Buckling of composite Cable: Simulation and physical testing of buckling of the composite cable inintervention operations within a production tubing

Abstract

Recent advances in drilling technology have enabled wells reaching up to 10 km and beyond. Conventional intervention technology has limitations when reaching into the high deviated and long horizontal sections of these extended reach wells.

This thesis presents a new type of material and technique that has been introduced to intervention applications the latest years - the composite intervention cable. The composite cable is lighter than the conventional steel wireline and has a higher strength, stiffness and electrical current transfer capability.

One of the main benefits of the composite intervention cable is the high stiffness of the composite material, allowing a surface injector head to push the cable into the well and thereby eliminate the necessity of a well tractor. However, pushing the composite cable into the high deviated and long horizontal wells will cause helical buckling and lock-up.

Axial oscillations and vibration can effectively reduce the friction forces that arise between the locked cable and the inner wall of the production pipe. Analyzing and testing the use of a vibration tool together with the composite intervention cable are therefore one of the main objectives of the thesis.

To investigate the forces and stress involved in pushing the composite cable into a well and to further test the concept of using a vibration tool, a practical test model has been built. The results were used to address the advantages and limitations of the cable and the vibration tool and to utilize comparison with the simulation results.

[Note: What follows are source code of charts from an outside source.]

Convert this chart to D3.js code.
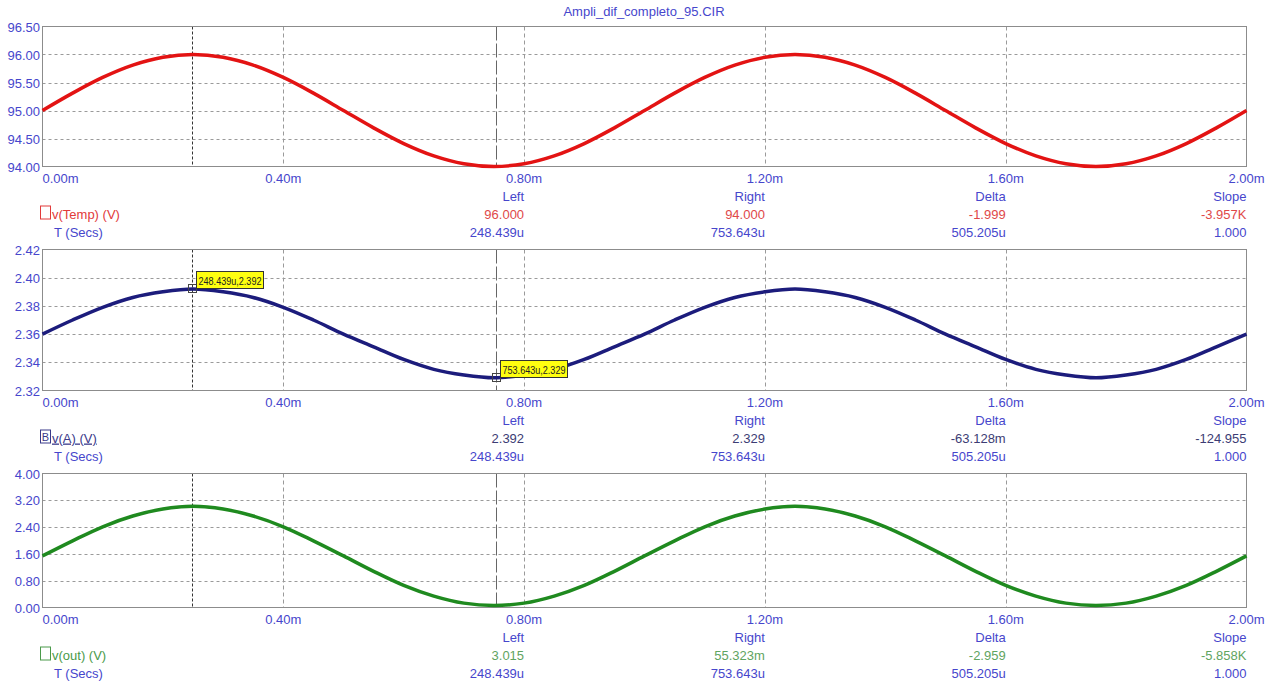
<!DOCTYPE html>
<html>
<head>
<meta charset="utf-8">
<script src="https://cdn.jsdelivr.net/npm/d3@7"></script>
<style>
  html, body { margin: 0; padding: 0; background: #fff; }
  svg { display: block; font-family: "Liberation Sans", Arial, sans-serif; }
</style>
</head>
<body>
<svg width="1274" height="684"></svg>
<script>
// time axis, in ms
const timeMs = [0, 0.05, 0.1, 0.15, 0.2, 0.25, 0.3, 0.35, 0.4, 0.45, 0.5, 0.55, 0.6, 0.65, 0.7,
  0.75, 0.8, 0.85, 0.9, 0.95, 1.0, 1.05, 1.1, 1.15, 1.2, 1.25, 1.3, 1.35, 1.4, 1.45, 1.5,
  1.55, 1.6, 1.65, 1.7, 1.75, 1.8, 1.85, 1.9, 1.95, 2.0];

const tempValues = [95.00, 95.31, 95.59, 95.81, 95.95, 96.00, 95.95, 95.81, 95.59, 95.31, 95.00,
  94.69, 94.41, 94.19, 94.05, 94.00, 94.05, 94.19, 94.41, 94.69, 95.00,
  95.31, 95.59, 95.81, 95.95, 96.00, 95.95, 95.81, 95.59, 95.31, 95.00,
  94.69, 94.41, 94.19, 94.05, 94.00, 94.05, 94.19, 94.41, 94.69, 95.00];

const vaValues = [2.360, 2.370, 2.379, 2.386, 2.390, 2.392, 2.390, 2.386, 2.379, 2.370, 2.360,
  2.351, 2.342, 2.335, 2.331, 2.329, 2.331, 2.335, 2.342, 2.351, 2.360,
  2.370, 2.379, 2.386, 2.390, 2.392, 2.390, 2.386, 2.379, 2.370, 2.360,
  2.351, 2.342, 2.335, 2.331, 2.329, 2.331, 2.335, 2.342, 2.351, 2.360];

const voutValues = [1.54, 1.99, 2.41, 2.73, 2.94, 3.02, 2.94, 2.73, 2.41, 1.99, 1.54,
  1.08, 0.66, 0.34, 0.13, 0.06, 0.13, 0.34, 0.66, 1.08, 1.54,
  1.99, 2.41, 2.73, 2.94, 3.02, 2.94, 2.73, 2.41, 1.99, 1.54,
  1.08, 0.66, 0.34, 0.13, 0.06, 0.13, 0.34, 0.66, 1.08, 1.54];

const xTicks = [0, 0.4, 0.8, 1.2, 1.6, 2.0];
const xTickLabels = ["0.00m", "0.40m", "0.80m", "1.20m", "1.60m", "2.00m"];

const tempTicks = [94.0, 94.5, 95.0, 95.5, 96.0, 96.5];
const vaTicks = [2.32, 2.34, 2.36, 2.38, 2.40, 2.42];
const voutTicks = [0.0, 0.8, 1.6, 2.4, 3.2, 4.0];

// cursor positions (ms)
const cursorLeft = 0.248439;
const cursorRight = 0.753643;

const readoutHeads = ["Left", "Right", "Delta", "Slope"];
const tempReadout = ["96.000", "94.000", "-1.999", "-3.957K"];
const vaReadout = ["2.392", "2.329", "-63.128m", "-124.955"];
const voutReadout = ["3.015", "55.323m", "-2.959", "-5.858K"];
const timeReadout = ["248.439u", "753.643u", "505.205u", "1.000"];

const cursorTips = ["248.439u,2.392", "753.643u,2.329"];
const cursorTipValues = [2.392, 2.329];

const title = "Ampli_dif_completo_95.CIR";

// ---------------- rendering ----------------
const blue = "#4646cc";
const svg = d3.select("svg");

const x = d3.scaleLinear().domain([0, 2]).range([42.5, 1246.5]);

const panels = [
  { values: tempValues, ticks: tempTicks, fmt: d3.format(".2f"), top: 26.5, bottom: 166.5,
    color: "#e31313", label: "v(Temp) (V)", labelColor: "#e23a3a", valueColor: "#e04848",
    readout: tempReadout },
  { values: vaValues, ticks: vaTicks, fmt: d3.format(".2f"), top: 249.5, bottom: 390.5,
    color: "#1c1c7c", label: "v(A) (V)", labelColor: "#3a3a8a", valueColor: "#3c3c74",
    readout: vaReadout, boxed: "B", tips: true },
  { values: voutValues, ticks: voutTicks, fmt: d3.format(".2f"), top: 473.5, bottom: 607.5,
    color: "#1f8a1f", label: "v(out) (V)", labelColor: "#4a9a4a", valueColor: "#5fa45f",
    readout: voutReadout }
];

svg.append("text")
  .attr("x", 644).attr("y", 16)
  .attr("text-anchor", "middle")
  .attr("font-size", 13)
  .attr("fill", blue)
  .text(title);

panels.forEach((p) => {
  const y = d3.scaleLinear()
    .domain([p.ticks[0], p.ticks[p.ticks.length - 1]])
    .range([p.bottom, p.top]);
  const g = svg.append("g");

  // horizontal dotted grid
  g.selectAll("line.hg")
    .data(p.ticks.slice(1, -1))
    .enter().append("line")
    .attr("x1", x(0)).attr("x2", x(2))
    .attr("y1", (d) => Math.round(y(d)) + 0.5).attr("y2", (d) => Math.round(y(d)) + 0.5)
    .attr("stroke", "#9a9a9a").attr("stroke-dasharray", "3,3");

  // vertical dashed grid
  g.selectAll("line.vg")
    .data(xTicks.slice(1, -1))
    .enter().append("line")
    .attr("x1", (d) => Math.round(x(d)) + 0.5).attr("x2", (d) => Math.round(x(d)) + 0.5)
    .attr("y1", p.top).attr("y2", p.bottom)
    .attr("stroke", "#9a9a9a").attr("stroke-dasharray", "4,3");

  // cursors
  g.append("line")
    .attr("x1", Math.round(x(cursorLeft)) + 0.5).attr("x2", Math.round(x(cursorLeft)) + 0.5)
    .attr("y1", p.top).attr("y2", p.bottom)
    .attr("stroke", "#333").attr("stroke-dasharray", "3,2");
  g.append("line")
    .attr("x1", Math.round(x(cursorRight)) + 0.5).attr("x2", Math.round(x(cursorRight)) + 0.5)
    .attr("y1", p.top).attr("y2", p.bottom)
    .attr("stroke", "#666").attr("stroke-dasharray", "14,3");

  // frame
  g.append("rect")
    .attr("x", x(0)).attr("y", p.top)
    .attr("width", x(2) - x(0)).attr("height", p.bottom - p.top)
    .attr("fill", "none").attr("stroke", "#8c8c8c");

  // y tick labels
  g.selectAll("text.yt")
    .data(p.ticks)
    .enter().append("text")
    .attr("x", 40).attr("y", (d) => y(d) + 5)
    .attr("text-anchor", "end")
    .attr("font-size", 13)
    .attr("fill", blue)
    .text((d) => p.fmt(d));

  // x tick labels
  g.selectAll("text.xt")
    .data(xTicks)
    .enter().append("text")
    .attr("x", (d) => x(d))
    .attr("y", p.bottom + 16)
    .attr("text-anchor", (d, i) => (i === 0 ? "start" : "middle"))
    .attr("font-size", 13)
    .attr("fill", blue)
    .text((d, i) => xTickLabels[i]);

  // curve
  const line = d3.line()
    .curve(d3.curveCatmullRom)
    .x((d, i) => x(timeMs[i]))
    .y((d) => y(d));
  g.append("path")
    .attr("d", line(p.values))
    .attr("fill", "none")
    .attr("stroke", p.color)
    .attr("stroke-width", 3.5)
    .attr("stroke-linejoin", "round");

  // readout columns, right aligned on the 0.8 / 1.2 / 1.6 / 2.0 grid
  const colX = xTicks.slice(2);
  readoutHeads.forEach((h, i) => {
    const cx = x(colX[i]);
    g.append("text").attr("x", cx).attr("y", p.bottom + 34)
      .attr("text-anchor", "end").attr("font-size", 13).attr("fill", blue).text(h);
    g.append("text").attr("x", cx).attr("y", p.bottom + 52)
      .attr("text-anchor", "end").attr("font-size", 13).attr("fill", p.valueColor).text(p.readout[i]);
    g.append("text").attr("x", cx).attr("y", p.bottom + 70)
      .attr("text-anchor", "end").attr("font-size", 13).attr("fill", blue).text(timeReadout[i]);
  });

  // legend on the left
  g.append("rect")
    .attr("x", 40.5).attr("y", p.bottom + 39.5)
    .attr("width", 10).attr("height", 13)
    .attr("fill", "none").attr("stroke", p.boxed ? "#3a3a8a" : p.labelColor);
  if (p.boxed) {
    g.append("text").attr("x", 45.5).attr("y", p.bottom + 50.5)
      .attr("text-anchor", "middle").attr("font-size", 11).attr("fill", "#3a3a8a").text(p.boxed);
  }
  g.append("text").attr("x", 52).attr("y", p.bottom + 52)
    .attr("font-size", 13).attr("fill", p.labelColor)
    .attr("text-decoration", p.boxed ? "underline" : null)
    .text(p.label);
  g.append("text").attr("x", 54).attr("y", p.bottom + 70)
    .attr("font-size", 13).attr("fill", blue).text("T (Secs)");

  // cursor tags
  if (p.tips) {
    [cursorLeft, cursorRight].forEach((c, i) => {
      const px = x(c), py = y(cursorTipValues[i]);
      g.append("rect")
        .attr("x", Math.round(px) - 3.5).attr("y", Math.round(py) - 4.5)
        .attr("width", 8).attr("height", 8)
        .attr("fill", "none").attr("stroke", "#444");
      const tx = Math.round(px) + 4.5, ty = Math.round(py) - 17.5;
      g.append("rect")
        .attr("x", tx).attr("y", ty)
        .attr("width", 67).attr("height", 17)
        .attr("fill", "#ffff10").attr("stroke", "#333");
      g.append("text")
        .attr("x", tx + 2).attr("y", ty + 13)
        .attr("font-size", 11.5).attr("fill", "#222")
        .attr("textLength", 63).attr("lengthAdjust", "spacingAndGlyphs")
        .text(cursorTips[i]);
    });
  }
});
</script>
</body>
</html>
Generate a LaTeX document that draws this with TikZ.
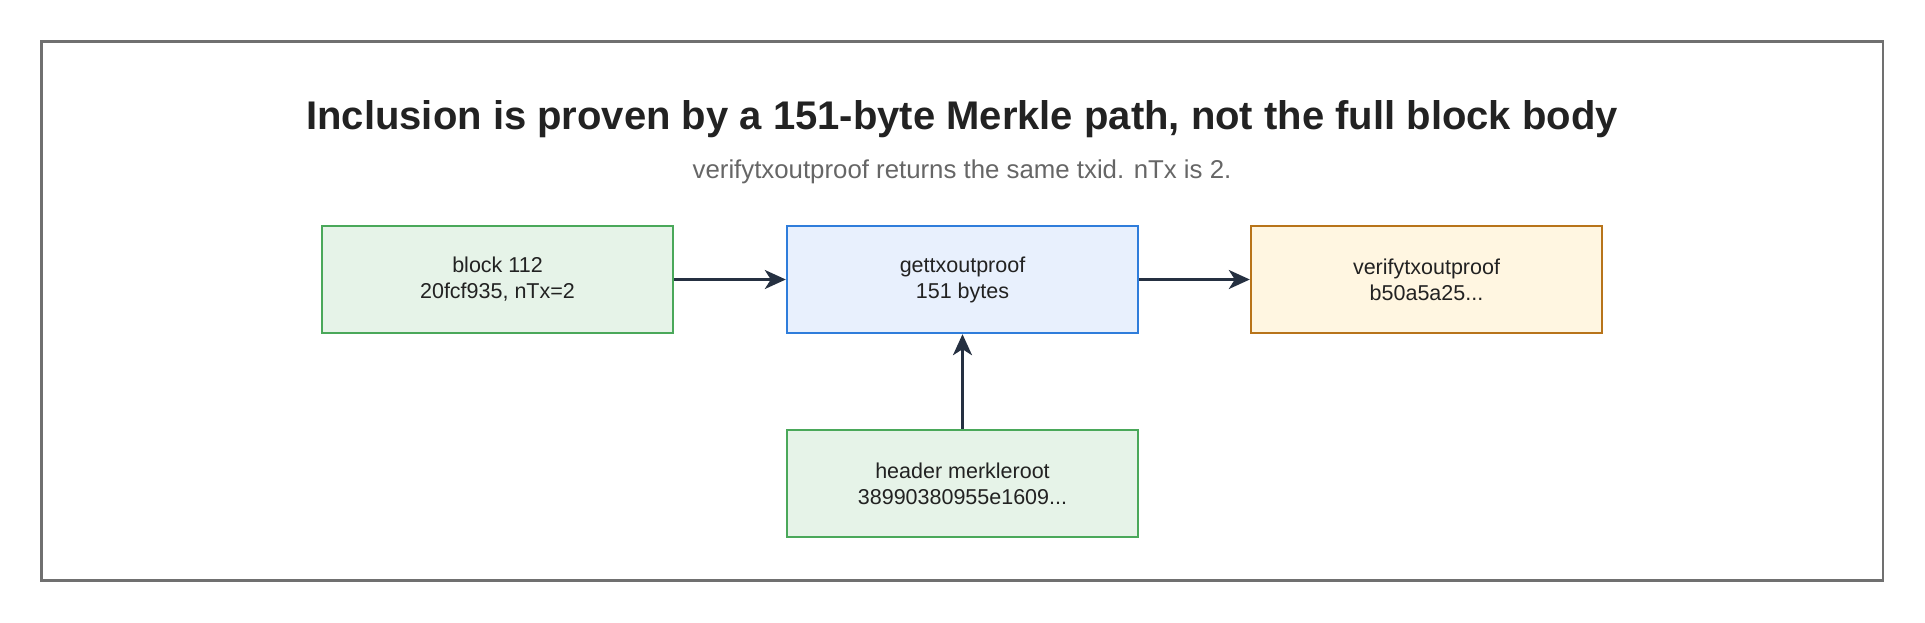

The test results show that the reach of the composite cable is limited by the friction forces that arise between the compressed cable and the inner wall of the production tubing. Therefore, lock-up should be set as the dimensional maximum axial force that could be applied to the cable.

Further it is proven that axial vibration reduces the friction force between a locked cable and the inner wall of the production pipe. This permits a higher axial force to be transmitted through the system before lock-up again is reached. However, it is unlikely that the vibration tool alone is suffiecient to implement the use of a injector head to push the cable and PLT into the challenging highly deviated and horizointal wells.

An advance in vibration technology and further development of well-tractors and injector heads could implement the composite intervention cable to help increase the recovery rate and further follow up latest advance in extended reach drilling, even into complex ultra-long wells.